Çin’den getirtilen Favipiravir ise yoğun bakımda durumu ağır seyreden hastalara veriliyor. Ancak Türkiye, Favipiravir konusunda farklı bir yöntem izliyor. Sadece yoğun bakım hastalarına değil, kötü seyirli servis hastalarına da “favipiravir” verilerek, yoğun bakıma girişlerin azalması sağlanıyor.
Hidroksiklorokin tedavisinde ağırlaşan veya pnömoni bulguları ortaya çıkan vakaların tedavisine, “favipiravir” de eklenirken, bu kişilerin hidroksiklorokin tedavisi ise beş yerine 10 güne çıkartılıyor.

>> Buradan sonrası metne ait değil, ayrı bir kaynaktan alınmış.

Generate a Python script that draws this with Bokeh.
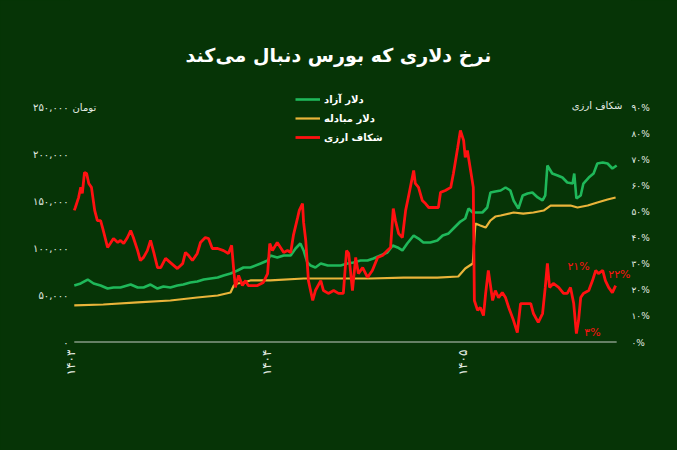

Kovid-19 testi pozitif çıkan gebelere ise günde beş gün boyunca, günde iki kez olmak üzere hidroksiklorokin ile lopinavir etken maddeli ilaç veriliyor.
Oseltamivir için uyarı
Oseltamivir etken maddeli ilaç ise influenzayla uyumlu klinik bulguları olan ve influenza tanı testi pozitif vakaların tedavisinde uygulanıyor. Favipiravir başlanan veya eklenen vakalara oseltamivir verilmediği gibi, Kovid-19 tedavisinde bu ilacın tercih edilmemesi gerektiğinin altı çiziliyor.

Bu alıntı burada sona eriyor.